Du point de vue des autorités fiscales, des risques d'indiscipline fiscale importants résultent également des contribuables qui remplissent un rôle d'intermédiaire opérant la retenue à la source de l'impôt sur le revenu de leurs salariés, sur certains règlements transfrontaliers, tels que dividendes, royalties et intérêts ou qui sont chargés du paiement des cotisations sociales et de la TVA.

Compte tenu de ces considérations, bon nombre d'autorités fiscales ont créé des unités pour les gros contribuables, auxquelles est affecté un personnel hautement qualifié et spécialisé, pour traiter la totalité ou la plupart des aspects des dossiers fiscaux de cette catégorie de contribuables.

Un certain nombre d'efforts de réflexion et de réorganisation ont été consentis dans ce sens, pour mieux cibler les contrôles des contribuables à fort enjeu ( cf. infra C. 1. la partie consacrée à l'analyse de la performance des directions nationales). La DNEF a ainsi modifié le portefeuille de tâches allouées à ses brigades dont certaines activités antérieures « étaient calées sur des risques de fraude qui n'étaient pas très bien ciblés. ».

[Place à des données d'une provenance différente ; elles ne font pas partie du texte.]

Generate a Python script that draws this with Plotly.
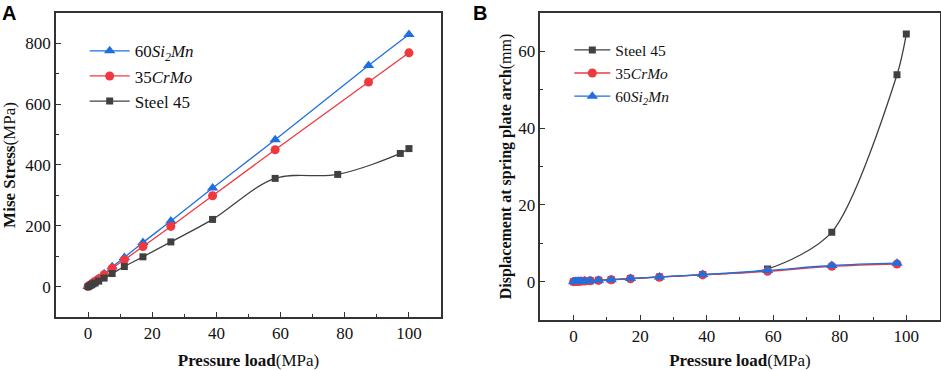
import plotly.graph_objects as go

# ---------- Data ----------
# Panel A: Mise stress vs pressure load
xa_alloy = [0, 0.5, 1.0, 1.5, 2.2, 3.3, 5.0, 7.5, 11.3, 17.1, 25.8, 38.8, 58.3, 87.4, 100]
ya_si2mn = [0, 4, 9, 14, 19, 27, 42, 65, 96, 145, 216, 324, 483, 727, 829]
ya_crmo = [0, 4, 8, 12, 17, 25, 39, 60, 88, 132, 198, 299, 450, 673, 769]
xa_steel = [0, 0.5, 1.0, 1.5, 2.2, 3.3, 5.0, 7.5, 11.3, 17.1, 25.8, 38.8, 58.3, 77.8, 97.3, 100]
ya_steel = [0, 3, 6, 9, 12, 18, 28, 43, 66, 98, 147, 221, 356, 369, 438, 454]

# Panel B: Displacement at spring plate arch vs pressure load
xb_alloy = [0, 0.5, 1.0, 1.5, 2.2, 3.3, 5.0, 7.5, 11.3, 17.1, 25.8, 38.8, 58.3, 77.6, 97.2]
yb_crmo = [0, 0.02, 0.04, 0.06, 0.09, 0.14, 0.21, 0.32, 0.48, 0.75, 1.15, 1.75, 2.7, 4.0, 4.6]
yb_si2mn = [0, 0.02, 0.05, 0.07, 0.10, 0.15, 0.23, 0.35, 0.52, 0.80, 1.22, 1.85, 2.9, 4.2, 4.8]
xb_steel = [0, 0.5, 1.0, 1.5, 2.2, 3.3, 5.0, 7.5, 11.3, 17.1, 25.8, 38.8, 58.3, 77.6, 97.2, 100]
yb_steel = [0, 0.02, 0.05, 0.07, 0.10, 0.15, 0.23, 0.35, 0.52, 0.80, 1.22, 1.85, 3.3, 12.9, 53.9, 64.5]

names = {"si2mn": "60<i>Si<sub>2</sub>Mn</i>", "crmo": "35<i>CrMo</i>", "steel": "Steel 45"}

BLUE = "#1f6fe0"
RED = "#f0383f"
GRAY = "#404040"
SERIF = "Times New Roman, serif"
TXT = "#111111"

fig = go.Figure()

# Panel A traces (legend order: 60Si2Mn, 35CrMo, Steel 45)
fig.add_trace(go.Scatter(x=xa_alloy, y=ya_si2mn, name=names["si2mn"], mode="lines+markers",
                         line=dict(color=BLUE, width=1.3, shape="spline"),
                         marker=dict(symbol="triangle-up", size=10, color=BLUE),
                         xaxis="x", yaxis="y", legend="legend"))
fig.add_trace(go.Scatter(x=xa_alloy, y=ya_crmo, name=names["crmo"], mode="lines+markers",
                         line=dict(color=RED, width=1.3, shape="spline"),
                         marker=dict(symbol="circle", size=9, color=RED),
                         xaxis="x", yaxis="y", legend="legend"))
fig.add_trace(go.Scatter(x=xa_steel, y=ya_steel, name=names["steel"], mode="lines+markers",
                         line=dict(color=GRAY, width=1.3, shape="spline"),
                         marker=dict(symbol="square", size=7, color=GRAY),
                         xaxis="x", yaxis="y", legend="legend"))

# Panel B traces (legend order: Steel 45, 35CrMo, 60Si2Mn)
fig.add_trace(go.Scatter(x=xb_steel, y=yb_steel, name=names["steel"], mode="lines+markers",
                         line=dict(color=GRAY, width=1.3, shape="spline", smoothing=0.8),
                         marker=dict(symbol="square", size=7, color=GRAY),
                         xaxis="x2", yaxis="y2", legend="legend2"))
fig.add_trace(go.Scatter(x=xb_alloy, y=yb_crmo, name=names["crmo"], mode="lines+markers",
                         line=dict(color=RED, width=1.3, shape="spline"),
                         marker=dict(symbol="circle", size=9, color=RED),
                         xaxis="x2", yaxis="y2", legend="legend2"))
fig.add_trace(go.Scatter(x=xb_alloy, y=yb_si2mn, name=names["si2mn"], mode="lines+markers",
                         line=dict(color=BLUE, width=1.3, shape="spline"),
                         marker=dict(symbol="triangle-up", size=10, color=BLUE),
                         xaxis="x2", yaxis="y2", legend="legend2"))

axis_common = dict(showline=True, linecolor="#333333", linewidth=1.5, mirror=True,
                   ticks="inside", ticklen=5, tickwidth=1.2, tickcolor="#333333",
                   showgrid=False, zeroline=False, automargin=False,
                   tickfont=dict(family=SERIF, size=17, color=TXT))
minor_common = dict(ticks="inside", ticklen=3, tickwidth=1.2, tickcolor="#333333")
title_font = dict(family=SERIF, size=17, color=TXT)

fig.update_layout(
    width=941, height=370,
    margin=dict(l=0, r=0, t=0, b=0),
    paper_bgcolor="white", plot_bgcolor="white",
    font=dict(family=SERIF, color=TXT),
    showlegend=True,
    xaxis=dict(domain=[0.0595, 0.4687], range=[-10, 110], dtick=20, anchor="y",
               minor=dict(dtick=10, **minor_common),
               title=dict(text="<b>Pressure load</b>(MPa)", font=title_font, standoff=14),
               **axis_common),
    yaxis=dict(domain=[0.1432, 0.9649], range=[-100, 900], dtick=200, anchor="x",
               minor=dict(dtick=100, **minor_common),
               title=dict(text="<b>Mise Stress</b>(MPa)", font=title_font, standoff=6),
               **axis_common),
    xaxis2=dict(domain=[0.5742, 0.9985], range=[-10, 110], dtick=20, anchor="y2",
                minor=dict(dtick=10, **minor_common),
                title=dict(text="<b>Pressure load</b>(MPa)", font=title_font, standoff=14),
                **axis_common),
    yaxis2=dict(domain=[0.1351, 0.9649], range=[-10, 70], dtick=20, anchor="x2",
                minor=dict(dtick=10, **minor_common),
                title=dict(text="<b>Displacement at spring plate arch</b>(mm)", font=dict(family=SERIF, size=16, color=TXT), standoff=3),
                **axis_common),
    legend=dict(x=0.09, y=0.91, xanchor="left", yanchor="top", bgcolor="rgba(0,0,0,0)",
                font=dict(family=SERIF, size=17, color=TXT), tracegroupgap=0, itemwidth=40),
    legend2=dict(x=0.605, y=0.91, xanchor="left", yanchor="top", bgcolor="rgba(0,0,0,0)",
                 font=dict(family=SERIF, size=15.5, color=TXT), tracegroupgap=0, itemwidth=36),
    annotations=[
        dict(text="<b>A</b>", x=0.0, y=1.0, xref="paper", yref="paper", xanchor="left", yanchor="top",
             showarrow=False, font=dict(family="Liberation Sans", size=20, color="black")),
        dict(text="<b>B</b>", x=0.5, y=1.0, xref="paper", yref="paper", xanchor="left", yanchor="top",
             showarrow=False, font=dict(family="Liberation Sans", size=20, color="black")),
    ],
)

fig.write_html("out.html", config={"displayModeBar": False},
               post_script="document.body.style.margin='0';document.body.style.overflow='hidden';")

En ce qui concerne les entreprises, il pourrait être intéressant de recourir systématiquement à une évaluation du risque de non-conformité fiscale dès lors que la transparence des entités serait plus aboutie, à l'instar des pratiques britanniques.

En ce qui concerne la programmation des contrôles, le directeur de la DNEF a apporté les précisions suivantes : « je reçois des orientations en matière de qualité ou d'enjeux. On me demande de diriger mon travail vers des enjeux importants, de ne pas galvauder la procédure, de ne pas causer de tracasseries administratives pour des enjeux mineurs. On me demande également de diriger les BNI sur certains secteurs, comme la fraude internationale, entre autres. Mais, ensuite, les actions relèvent de notre pleine responsabilité. ».